Charts and diagrams as code
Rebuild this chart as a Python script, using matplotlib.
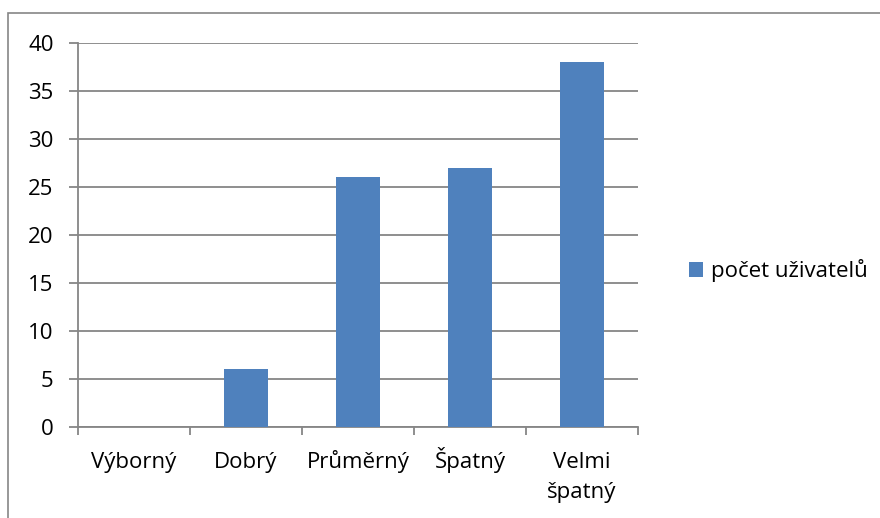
import matplotlib
matplotlib.use("Agg")
import matplotlib.pyplot as plt
from matplotlib.patches import Rectangle

categories = ["Výborný", "Dobrý", "Průměrný", "Špatný", "Velmi\nšpatný"]
values = [0, 6, 26, 27, 38]
series_name = "počet uživatelů"
yticks = [0, 5, 10, 15, 20, 25, 30, 35, 40]

plt.rcParams["font.family"] = ["Open Sans", "DejaVu Sans"]
FS = 16

fig = plt.figure(figsize=(8.8, 5.18), dpi=100)
ax = fig.add_axes([78 / 880, 1 - 427 / 518, (638 - 78) / 880, (427 - 43) / 518])

grid_col = "#868686"
x = list(range(len(categories)))
ax.bar(x, values, width=0.4, color="#4F81BD", label=series_name, zorder=3)

ax.set_xlim(-0.5, len(categories) - 0.5)
ax.set_ylim(0, 40)
ax.set_yticks(yticks)
ax.set_yticklabels([str(v) for v in yticks], fontsize=FS)
ax.yaxis.grid(True, color=grid_col, linewidth=1.3, zorder=0)

# category boundary ticks; labels drawn line by line on a shared baseline
ax.set_xticks([i - 0.5 for i in range(len(categories) + 1)])
ax.set_xticklabels([])
ax.tick_params(axis="x", length=6, width=1.3, color=grid_col)
ax.tick_params(axis="y", length=6.5, width=1.3, color=grid_col, pad=11)
for i, lab in zip(x, categories):
    for k, line in enumerate(lab.split("\n")):
        ax.text(i, -(41 + 30 * k) / 384, line, transform=ax.get_xaxis_transform(),
                ha="center", va="baseline", fontsize=FS)

for side in ["top", "right"]:
    ax.spines[side].set_visible(False)
for side in ["left", "bottom"]:
    ax.spines[side].set_color(grid_col)
    ax.spines[side].set_linewidth(1.3)

ax.legend(loc="center left", bbox_to_anchor=(669 / 880, 1 - 271 / 518),
          bbox_transform=fig.transFigure, frameon=False, fontsize=FS,
          handlelength=0.63, handleheight=0.63, handletextpad=0.37)

# outer chart border
fig.add_artist(Rectangle((8 / 880, -0.01), 1.0, 1 - 13 / 518 + 0.01,
                         transform=fig.transFigure, fill=False,
                         edgecolor=grid_col, linewidth=1.2))

fig.savefig("out.png", dpi=100)
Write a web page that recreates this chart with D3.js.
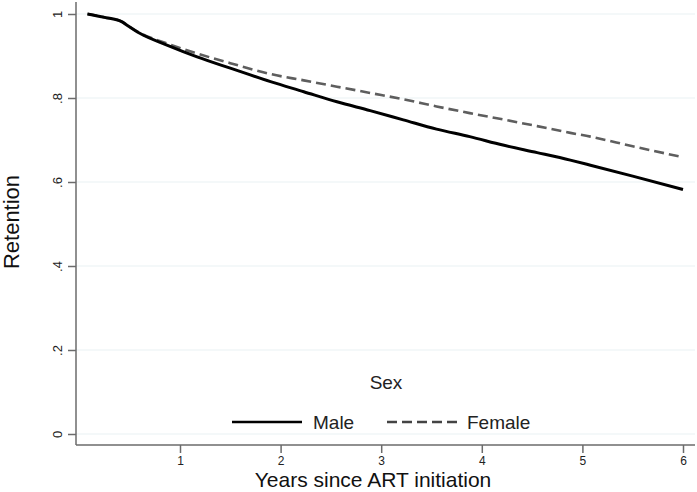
<!DOCTYPE html>
<html>
<head>
<meta charset="utf-8">
<script src="https://cdn.jsdelivr.net/npm/d3@7"></script>
<style>
  html, body { margin: 0; padding: 0; background: #fff; }
  svg { display: block; font-family: "Liberation Sans", Arial, sans-serif; }
</style>
</head>
<body>
<svg id="chart" width="697" height="492"></svg>
<script>
// ---- data ----
const years = [0.08, 0.25, 0.42, 0.47, 0.60, 0.87, 1.17, 1.50, 1.90, 2.23, 2.56, 2.89, 3.22, 3.55, 3.88, 4.21, 4.55, 4.88, 5.08, 5.50, 6.00];
const maleRetention = [1.000, 0.992, 0.982, 0.974, 0.954, 0.926, 0.898, 0.871, 0.839, 0.815, 0.791, 0.770, 0.748, 0.726, 0.708, 0.688, 0.670, 0.652, 0.640, 0.614, 0.582];
const femaleRetention = [1.000, 0.992, 0.982, 0.974, 0.955, 0.930, 0.906, 0.883, 0.857, 0.842, 0.827, 0.812, 0.797, 0.780, 0.764, 0.749, 0.733, 0.717, 0.708, 0.685, 0.659];
const xTicks = [1, 2, 3, 4, 5, 6];
const yTicks = [0, 0.2, 0.4, 0.6, 0.8, 1];
const yTickLabels = ["0", ".2", ".4", ".6", ".8", "1"];
const seriesNames = ["Male", "Female"];
const legendTitle = "Sex";
const xTitle = "Years since ART initiation";
const yTitle = "Retention";

// ---- layout ----
const svg = d3.select("#chart");
const plotLeft = 76, plotRight = 695, plotTop = 2, plotBottom = 445;

const x = d3.scaleLinear().domain([0, 6]).range([79.4, 683]);
const y = d3.scaleLinear().domain([0, 1]).range([434, 14]);

const axisColor = "#6b6b6b";
const gridColor = "#eaf2f3";

// gridlines
svg.append("g").selectAll("line")
  .data(yTicks)
  .join("line")
  .attr("x1", plotLeft).attr("x2", plotRight)
  .attr("y1", d => y(d)).attr("y2", d => y(d))
  .attr("stroke", gridColor).attr("stroke-width", 1.2);

// y axis
const yAxis = svg.append("g")
  .attr("transform", `translate(${plotLeft},0)`)
  .call(d3.axisLeft(y).tickValues(yTicks).tickSize(8).tickFormat((d, i) => yTickLabels[i]));
yAxis.select(".domain").remove();
yAxis.selectAll(".tick line").attr("stroke", axisColor).attr("stroke-width", 1.5);
yAxis.selectAll(".tick text")
  .attr("x", null).attr("dy", "0.35em")
  .attr("text-anchor", "middle")
  .attr("transform", "translate(-19,0) rotate(-90)")
  .attr("fill", "#222")
  .style("font-size", "13px")
  .style("font-family", "Liberation Sans, Arial, sans-serif");

// x axis
const xAxis = svg.append("g")
  .attr("transform", `translate(0,${plotBottom})`)
  .call(d3.axisBottom(x).tickValues(xTicks).tickSize(8).tickFormat(d3.format("d")));
xAxis.select(".domain").remove();
xAxis.selectAll(".tick line").attr("stroke", axisColor).attr("stroke-width", 1.5);
xAxis.selectAll(".tick text")
  .attr("y", 11)
  .attr("fill", "#222")
  .style("font-size", "12px")
  .style("font-family", "Liberation Sans, Arial, sans-serif");

// axis lines
svg.append("line")
  .attr("x1", plotLeft).attr("x2", plotLeft)
  .attr("y1", plotTop).attr("y2", plotBottom)
  .attr("stroke", axisColor).attr("stroke-width", 1.5);
svg.append("line")
  .attr("x1", plotLeft).attr("x2", plotRight)
  .attr("y1", plotBottom).attr("y2", plotBottom)
  .attr("stroke", axisColor).attr("stroke-width", 1.5);

// lines
const line = d3.line().x(d => x(d[0])).y(d => y(d[1])).curve(d3.curveMonotoneX);
const femaleData = years.map((t, i) => [t, femaleRetention[i]]);
const maleData = years.map((t, i) => [t, maleRetention[i]]);

svg.append("path")
  .datum(femaleData)
  .attr("d", line)
  .attr("fill", "none")
  .attr("stroke", "#5e5e5e")
  .attr("stroke-width", 2.6)
  .attr("stroke-dasharray", "10,5");

svg.append("path")
  .datum(maleData)
  .attr("d", line)
  .attr("fill", "none")
  .attr("stroke", "#000")
  .attr("stroke-width", 3)
  .attr("stroke-linejoin", "round");

// axis titles
svg.append("text")
  .attr("x", 373).attr("y", 487)
  .attr("text-anchor", "middle")
  .attr("fill", "#111")
  .style("font-size", "21px")
  .text(xTitle);

svg.append("text")
  .attr("transform", "translate(18.5,222) rotate(-90)")
  .attr("text-anchor", "middle")
  .attr("fill", "#111")
  .style("font-size", "22px")
  .text(yTitle);

// legend
const legend = svg.append("g");
legend.append("text")
  .attr("x", 386).attr("y", 389)
  .attr("text-anchor", "middle")
  .attr("fill", "#222")
  .style("font-size", "19px")
  .text(legendTitle);

const legendItems = [
  { name: seriesNames[0], x1: 232, x2: 302, tx: 313, stroke: "#000", dash: null, w: 2.4 },
  { name: seriesNames[1], x1: 387, x2: 457, tx: 467, stroke: "#444", dash: "10,5", w: 2.4 }
];
legendItems.forEach(it => {
  legend.append("line")
    .attr("x1", it.x1).attr("x2", it.x2)
    .attr("y1", 422).attr("y2", 422)
    .attr("stroke", it.stroke).attr("stroke-width", it.w)
    .attr("stroke-dasharray", it.dash);
  legend.append("text")
    .attr("x", it.tx).attr("y", 429)
    .attr("fill", "#222")
    .style("font-size", "19px")
    .text(it.name);
});
</script>
</body>
</html>
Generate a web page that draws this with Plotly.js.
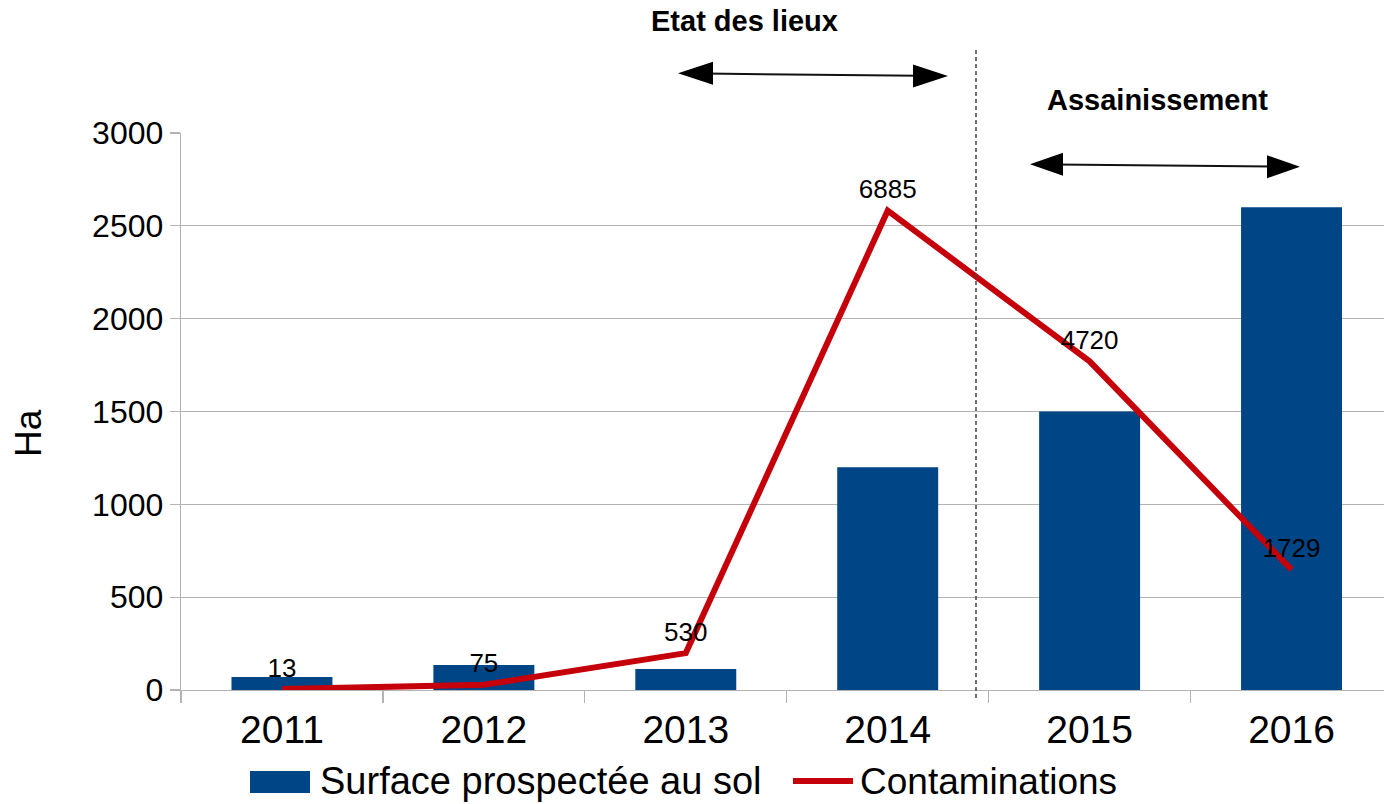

▶ What to do
Return nothing but the lines running from the start of the data to the line with "from matplotlib.patches import Rectangle", please, both ends included and no pictures.

▶ Exercise output
Rebuild this chart as a Python script, using matplotlib.
import matplotlib
matplotlib.use("Agg")
import matplotlib.pyplot as plt
from matplotlib.patches import Rectangle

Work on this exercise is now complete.